Don Lope, played indeed by Rey, is a respected and esteemed middle-aged bourgeois man. The young and stunning Tristana (the divine Catherine Deneuve in her second consecutive film with Buñuel after "Belle de Jour") is entrusted to him after the death of her mother, clearly against the girl's will who can do nothing but endure passively. From this point, the situation in some way closely recalls (although with substantial differences) precisely that of Viridiana, with Uncle Don Jaime/Rey who tried to convince his niece to marry him. In that case, however, Sister Viridiana rejected him, causing the relative's suicide. Tristana, on the other hand, ends up accepting to become the Don's lover. However, she harbors and nurtures a feeling of hatred and resentment towards the old man. She dreams of his severed head hanging from a bell. She feels in a state of strong oppression. Don Lope is a character who carries with him every hypocrisy and every possible contradiction. He professes himself "an unwavering defender of all the weak"- misleading a policeman chasing a hooligan- while at the same time shamelessly being served at home. He declares himself against any marital bond in the name of absolute freedom: "Don't you smell the sickly sweet scent of matrimonial bliss? Haven't you noticed the bovine expression of resignation on their bored faces? Goodbye love...", but he almost forces Tristana to stay secluded at home for weeks. "The honest woman remains at home all year". When Tristana starts seeing (more or less) in secret the young and handsome painter Horacio (Franco Nero), he ends up threatening her with death. But Lope in reality is not violent. He is more simply a sad, repressed, passive do-nothing and spoiled .

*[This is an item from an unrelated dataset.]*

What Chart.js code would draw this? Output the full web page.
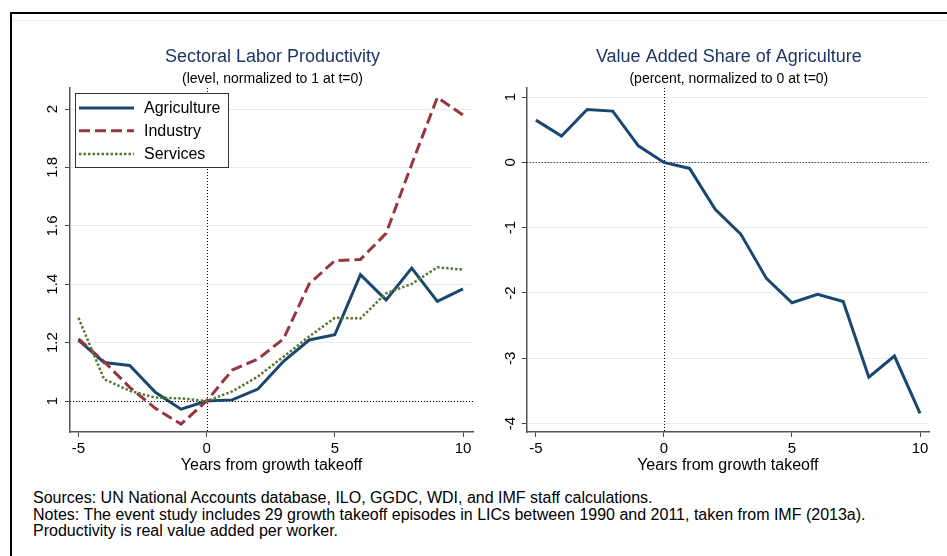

"Work is a curse. Down with work! What one is forced to do to earn a living. That work there (referring to the factory work carried out by the caretaker's deaf-mute son) does not ennoble as some say, it's only to fill the belly of dirty exploiters. Only what one does for one's pleasure ennobles a man. And may everyone be able to work that way. Take me: I wouldn't work even dead, and as you see, I live poorly, but I live without working."
He is a convinced anticlerical, who does not accept priests in his home. For Tristana, he expresses a perverse, morbid, and possessive sentiment: "I am your father and your husband, and I choose either one at my pleasure." But at heart, however sickly it may be, of sincere affection. Until he accepts her back gravely ill following the failure of the relationship with Horacio. The closer the film comes to its end, the higher the desire and curiosity about how the story concludes, awaiting yet another impactful finale typical of Buñuel's films. A finale that will be, in every sense, worthy of a masterpiece of this caliber.
Inspired (as great authors freely do) by a famous novel of the same name by Benito Pérez Galdós, "Tristana" is a film that, once again, deeply moves. First and foremost, what stands out is the purely aesthetic detail of extraordinary visual quality, exceptional photography, and color. Buñuel (as always, co-author of the screenplay) once again explores the meanest, sleaziest, and most hypocritical side of an educated and respected bourgeois on the outside but insidious and abhorrent on the inside like few others. In this sense, the character of Don Lope stands as the, at times, most pathetic of all those played by Rey under the direction of the Aragonese director. More than the previous Don Jaime, more even (as unthinkable as it is) than the subsequent ambassador of Miranda Rafael Acosta in "The Discreet Charm of the Bourgeoisie" or the frustrated and impotent Mathieu in "That Obscure Object of Desire". Moreover, the two supporting characters represented by the caretaker Saturna and her deaf-mute son Saturno cannot be forgotten. Consequently, Rey here at his peak and Deneuve simply breathtaking, as always in her capacity.
Another essential masterpiece by this authentic and unique genius who, like few, has marked the history of cinema.
"We, enemies of injustice, of hypocrisy, and of the metal God"...sure.